-- Dataset content start --

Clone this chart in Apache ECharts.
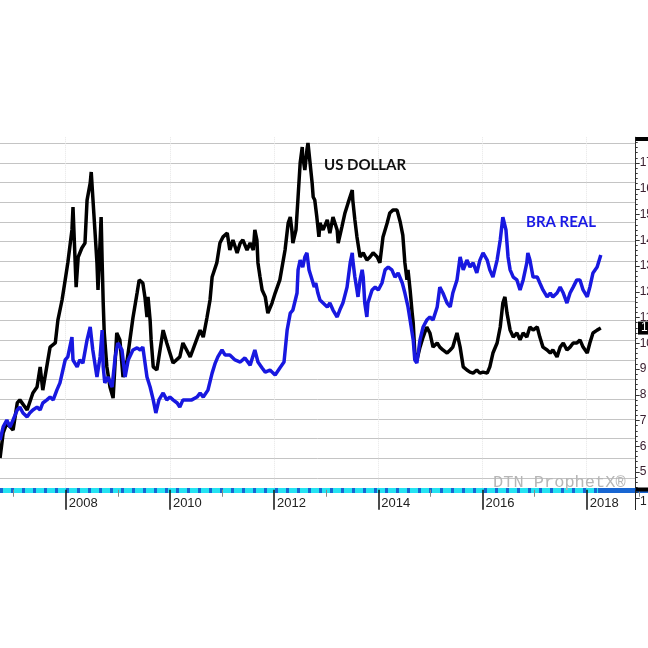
<!DOCTYPE html>
<html>
<head>
<meta charset="utf-8">
<script src="https://cdn.jsdelivr.net/npm/echarts@6/dist/echarts.min.js"></script>
<style>html,body{margin:0;padding:0;background:#fff;}#c{width:648px;height:648px;}</style>
</head>
<body>
<div id="c"></div>
<script>
// ---- data (decimal year, value on right-hand scale) ----
const yAxisLabels = [5, 6, 7, 8, 9, 10, 11, 12, 13, 14, 15, 16, 17];
const xTickYears = [2008, 2010, 2012, 2014, 2016, 2018];

const usdYears = [2006.74,2006.80,2006.87,2006.99,2007.07,2007.12,2007.26,2007.37,2007.45,2007.51,2007.56,2007.70,2007.80,2007.85,2007.93,2007.99,2008.04,2008.12,2008.14,2008.20,2008.24,2008.31,2008.37,2008.41,2008.47,2008.49,2008.52,2008.56,2008.60,2008.62,2008.68,2008.70,2008.72,2008.74,2008.79,2008.85,2008.91,2008.98,2009.04,2009.10,2009.18,2009.29,2009.37,2009.41,2009.48,2009.52,2009.56,2009.58,2009.62,2009.64,2009.68,2009.75,2009.87,2009.94,2010.06,2010.19,2010.25,2010.39,2010.44,2010.58,2010.64,2010.71,2010.77,2010.81,2010.90,2010.96,2011.02,2011.10,2011.15,2011.21,2011.29,2011.35,2011.40,2011.48,2011.54,2011.60,2011.63,2011.67,2011.69,2011.73,2011.77,2011.83,2011.88,2011.96,2012.02,2012.11,2012.21,2012.27,2012.31,2012.34,2012.36,2012.42,2012.46,2012.50,2012.54,2012.55,2012.59,2012.63,2012.65,2012.69,2012.73,2012.75,2012.78,2012.82,2012.86,2012.88,2012.94,2013.02,2013.07,2013.13,2013.21,2013.23,2013.30,2013.36,2013.42,2013.50,2013.51,2013.55,2013.59,2013.65,2013.71,2013.78,2013.84,2013.90,2013.98,2014.03,2014.09,2014.17,2014.22,2014.28,2014.36,2014.42,2014.47,2014.51,2014.55,2014.57,2014.61,2014.65,2014.67,2014.70,2014.74,2014.80,2014.86,2014.93,2014.99,2015.05,2015.13,2015.18,2015.24,2015.32,2015.38,2015.43,2015.51,2015.57,2015.63,2015.70,2015.76,2015.82,2015.89,2015.95,2016.01,2016.09,2016.14,2016.20,2016.28,2016.34,2016.39,2016.43,2016.47,2016.53,2016.59,2016.66,2016.72,2016.78,2016.85,2016.91,2016.97,2017.05,2017.10,2017.16,2017.24,2017.30,2017.35,2017.43,2017.49,2017.55,2017.62,2017.68,2017.74,2017.81,2017.87,2017.93,2018.01,2018.06,2018.12,2018.20,2018.27];
const usdValues = [5.54,6.52,6.90,6.63,7.68,7.80,7.41,8.07,8.30,9.08,8.18,9.85,10.01,10.90,11.68,12.46,13.12,14.40,15.29,12.18,13.35,13.70,13.89,15.56,16.22,16.65,15.68,14.40,13.12,12.07,14.90,13.12,11.56,10.40,9.08,8.30,7.87,10.40,10.13,8.69,9.35,10.98,11.95,12.46,12.34,11.80,11.02,11.80,10.90,10.13,9.08,8.96,10.51,10.01,9.23,9.47,10.01,9.47,9.74,10.51,10.24,10.98,11.68,12.57,13.12,13.89,14.13,14.28,13.62,14.01,13.51,13.89,14.01,13.62,13.89,13.62,14.40,14.01,13.12,12.57,12.07,11.80,11.17,11.56,11.95,12.46,13.62,14.67,14.90,14.40,13.89,14.40,15.68,17.00,17.62,17.23,16.73,17.51,17.78,17.00,16.22,15.68,15.56,14.90,14.13,14.67,14.40,14.79,14.28,14.90,14.40,13.89,14.51,15.06,15.45,15.95,15.56,14.79,14.13,13.35,13.51,13.23,13.35,13.51,13.35,13.12,14.13,14.67,15.06,15.17,15.17,14.71,14.20,13.12,12.46,12.85,12.07,11.17,10.79,9.62,9.35,9.85,10.24,10.63,10.40,9.85,10.01,9.85,9.74,9.62,9.74,9.85,10.40,9.85,9.08,8.96,8.88,8.84,8.96,8.84,8.88,8.84,9.08,9.62,10.01,10.63,11.56,11.80,11.17,10.51,10.24,10.40,10.13,10.40,10.24,10.63,10.51,10.63,10.24,9.85,9.74,9.62,9.74,9.47,9.85,10.01,9.74,9.85,10.01,10.01,10.13,9.85,9.62,10.01,10.40,10.51,10.59];

const brlYears = [2006.74,2006.80,2006.87,2006.93,2006.99,2007.07,2007.12,2007.18,2007.26,2007.31,2007.37,2007.45,2007.51,2007.56,2007.64,2007.70,2007.76,2007.83,2007.89,2007.99,2008.04,2008.12,2008.14,2008.22,2008.27,2008.33,2008.41,2008.47,2008.52,2008.60,2008.66,2008.70,2008.72,2008.75,2008.81,2008.89,2008.95,2009.00,2009.08,2009.14,2009.20,2009.29,2009.37,2009.43,2009.48,2009.56,2009.62,2009.68,2009.73,2009.79,2009.87,2009.94,2010.00,2010.06,2010.14,2010.19,2010.25,2010.33,2010.42,2010.52,2010.58,2010.64,2010.73,2010.81,2010.87,2010.92,2011.00,2011.06,2011.15,2011.25,2011.35,2011.44,2011.54,2011.63,2011.69,2011.77,2011.83,2011.92,2012.02,2012.11,2012.19,2012.25,2012.31,2012.36,2012.44,2012.46,2012.50,2012.55,2012.59,2012.63,2012.67,2012.73,2012.77,2012.80,2012.84,2012.88,2012.94,2013.02,2013.07,2013.13,2013.21,2013.26,2013.32,2013.40,2013.46,2013.50,2013.51,2013.55,2013.59,2013.61,2013.65,2013.69,2013.71,2013.74,2013.78,2013.80,2013.88,2013.94,2014.00,2014.07,2014.13,2014.19,2014.26,2014.32,2014.38,2014.46,2014.51,2014.57,2014.61,2014.67,2014.70,2014.74,2014.80,2014.86,2014.93,2014.99,2015.05,2015.13,2015.18,2015.24,2015.32,2015.38,2015.43,2015.51,2015.57,2015.63,2015.70,2015.76,2015.82,2015.89,2015.95,2016.01,2016.09,2016.14,2016.20,2016.28,2016.34,2016.39,2016.45,2016.49,2016.53,2016.59,2016.66,2016.72,2016.78,2016.85,2016.87,2016.91,2016.97,2017.05,2017.10,2017.16,2017.24,2017.30,2017.35,2017.43,2017.49,2017.55,2017.62,2017.68,2017.74,2017.81,2017.87,2017.93,2018.01,2018.06,2018.12,2018.20,2018.27];
const brlValues = [6.24,6.75,7.02,6.75,7.02,7.41,7.52,7.29,7.14,7.29,7.41,7.52,7.41,7.68,7.80,7.91,7.80,8.18,8.46,9.35,9.47,10.24,9.35,9.08,9.35,9.23,10.13,10.63,9.74,8.69,9.47,10.51,9.08,8.46,8.69,8.30,9.47,10.01,9.74,8.69,9.35,9.74,9.82,9.74,9.85,8.69,8.30,7.80,7.29,7.80,8.07,7.80,7.91,7.80,7.68,7.52,7.80,7.80,7.80,7.91,8.07,7.91,8.18,8.84,9.23,9.47,9.74,9.54,9.54,9.35,9.27,9.43,9.15,9.74,9.27,9.04,8.88,8.96,8.77,9.04,9.27,10.51,11.17,11.29,11.95,12.85,13.23,12.96,13.35,13.51,12.85,12.46,12.18,12.34,11.95,11.68,11.56,11.41,11.56,11.29,11.02,11.29,11.56,12.18,13.12,13.51,13.23,12.57,12.07,11.80,12.46,12.85,12.57,11.56,11.02,11.56,12.07,12.18,12.07,12.34,12.85,12.96,12.85,12.57,12.73,12.34,11.95,11.41,10.90,10.13,9.35,9.23,10.13,10.63,10.90,11.02,10.90,11.41,12.18,11.95,11.56,11.41,11.95,12.46,13.35,12.85,13.23,12.96,13.12,12.73,13.23,13.51,13.23,12.85,12.57,13.23,14.01,14.90,14.40,13.35,12.85,12.57,12.46,12.07,12.46,13.12,13.51,13.23,12.57,12.57,12.34,12.07,11.80,11.95,11.80,11.95,12.18,11.95,11.56,11.95,12.18,12.46,12.46,12.07,11.80,12.18,12.73,12.96,13.43];

const usdData = usdYears.map((y, i) => [y, usdValues[i]]);
const brlData = brlYears.map((y, i) => [y, brlValues[i]]);
const lastUsd = usdValues[usdValues.length - 1];

// striped time-bar styling (cyan blocks on blue, solid blue after the data end)
const BAR_BLUE = '#1866d2', BAR_CYAN = '#25e3f2';
const stripeStops = [];
for (let x = 0; x < 598; x += 11) {
  const a = x / 648, b = (x + 3) / 648, c = Math.min(x + 11, 598) / 648;
  stripeStops.push({offset: a, color: BAR_BLUE}, {offset: b, color: BAR_BLUE},
                   {offset: b, color: BAR_CYAN}, {offset: c, color: BAR_CYAN});
}
stripeStops.push({offset: 598 / 648, color: BAR_BLUE}, {offset: 1, color: BAR_BLUE});

const chart = echarts.init(document.getElementById('c'), null, {renderer: 'canvas'});
const GRID_TOP = 137.25, GRID_BOTTOM = 150.25, GRID_LEFT = -38.5;

const staticGraphics = [
  {type: 'text', left: 324, top: 158, z: 10,
   style: {text: 'US DOLLAR', fill: '#111', font: 'bold 15px Lato, "Liberation Sans", sans-serif'}},
  {type: 'text', left: 526, top: 215, z: 10,
   style: {text: 'BRA REAL', fill: '#1a1ae6', font: 'bold 15px Lato, "Liberation Sans", sans-serif'}},
  {type: 'text', left: 493, top: 474, z: 1,
   style: {text: 'DTN ProphetX®', fill: '#b6b6b6', font: '17px "Liberation Mono", monospace'}},
  {type: 'rect', shape: {x: 635.5, y: 137, width: 13, height: 4}, style: {fill: '#000'}, z: 20},
  {type: 'rect', shape: {x: 635.5, y: 487.5, width: 13, height: 4}, style: {fill: '#000'}, z: 20},
  {type: 'line', shape: {x1: 635.5, y1: 490, x2: 635.5, y2: 510}, style: {stroke: '#222', lineWidth: 1}, z: 20},
  {type: 'text', left: 640, top: 496, z: 20,
   style: {text: '1', fill: '#222', font: '12px "Liberation Sans", Arial, sans-serif'}}
];

const option = {
  animation: false,
  backgroundColor: '#ffffff',
  grid: [
    {left: GRID_LEFT, right: 12.3, top: GRID_TOP, bottom: GRID_BOTTOM, outerBoundsMode: 'none', containLabel: false},
    {left: GRID_LEFT, right: -42.9, top: GRID_TOP, bottom: GRID_BOTTOM, outerBoundsMode: 'none', containLabel: false}
  ],
  xAxis: [
    {
      gridIndex: 0, type: 'value', min: 2006, max: 2018.94, interval: 2,
      axisLine: {show: false}, axisTick: {show: false}, axisLabel: {show: false},
      splitLine: {show: true, lineStyle: {color: '#e6e6e6', type: 'dotted', width: 1}}
    },
    {
      gridIndex: 1, type: 'value', min: 2006, max: 2020, interval: 2, offset: -8,
      axisLine: {show: true, lineStyle: {
        width: 5,
        color: {type: 'linear', x: 0, y: 0, x2: 648, y2: 0, global: true, colorStops: stripeStops}
      }},
      axisTick: {show: true, length: 20, lineStyle: {color: '#111', width: 1.5}},
      minorTick: {show: true, splitNumber: 2, length: 7, lineStyle: {color: '#888', width: 1}},
      axisLabel: {
        show: true, align: 'left', margin: 7, padding: [0, 0, 0, 3],
        color: '#222', fontSize: 13, fontFamily: 'Liberation Sans, Arial, sans-serif',
        formatter: v => xTickYears.indexOf(v) >= 0 ? String(v) : ''
      },
      splitLine: {show: false}
    }
  ],
  yAxis: [
    {
      gridIndex: 0, type: 'value', position: 'right', min: 4, max: 18, interval: 1,
      axisLine: {show: true, lineStyle: {color: '#333', width: 1}},
      axisTick: {show: true, length: 4, lineStyle: {color: '#333'}},
      minorTick: {show: true, splitNumber: 5, length: 2, lineStyle: {color: '#333'}},
      axisLabel: {
        show: true, margin: 4, color: '#3a2030', fontSize: 12,
        fontFamily: 'Liberation Sans, Arial, sans-serif',
        formatter: v => yAxisLabels.indexOf(v) >= 0 ? String(v) : ''
      },
      splitLine: {show: false}
    },
    {
      gridIndex: 0, type: 'value', min: 0, max: 18.3, interval: 1, show: true,
      axisLine: {show: false}, axisTick: {show: false}, axisLabel: {show: false},
      splitLine: {show: true, showMinLine: false, showMaxLine: false, lineStyle: {color: '#c4c4c4', width: 1}}
    },
    {gridIndex: 1, type: 'value', show: false}
  ],
  series: [
    {
      name: 'US DOLLAR', type: 'line', xAxisIndex: 0, yAxisIndex: 0, data: usdData,
      showSymbol: false, symbol: 'none', lineStyle: {color: '#000', width: 3.5}, z: 3
    },
    {
      name: 'BRA REAL', type: 'line', xAxisIndex: 0, yAxisIndex: 0, data: brlData,
      showSymbol: false, symbol: 'none', lineStyle: {color: '#1818e0', width: 3.5}, z: 4
    }
  ],
  graphic: staticGraphics
};
chart.setOption(option);

// last-value tag on the right axis, placed through the axis scale
const tagY = chart.convertToPixel({yAxisIndex: 0}, lastUsd);
chart.setOption({
  graphic: staticGraphics.concat([
    {type: 'rect', shape: {x: 638, y: tagY - 6.5, width: 12, height: 13}, style: {fill: '#000'}, z: 30},
    {type: 'text', left: 641, top: tagY - 6, z: 31,
     style: {text: lastUsd.toFixed(2), fill: '#fff', font: '12px "Liberation Sans", Arial, sans-serif'}}
  ])
});
</script>
</body>
</html>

-- Dataset content end --

= What you have to do =
Everything from the first line of the listing above through the line that contains "const xTickYears = [2008, 2010, 2012, 2014, 2016, 2018];" is to be restated word for word, minus the pictures.

= Result of this exercise =
Clone this chart in Apache ECharts.
<!DOCTYPE html>
<html>
<head>
<meta charset="utf-8">
<script src="https://cdn.jsdelivr.net/npm/echarts@6/dist/echarts.min.js"></script>
<style>html,body{margin:0;padding:0;background:#fff;}#c{width:648px;height:648px;}</style>
</head>
<body>
<div id="c"></div>
<script>
// ---- data (decimal year, value on right-hand scale) ----
const yAxisLabels = [5, 6, 7, 8, 9, 10, 11, 12, 13, 14, 15, 16, 17];
const xTickYears = [2008, 2010, 2012, 2014, 2016, 2018];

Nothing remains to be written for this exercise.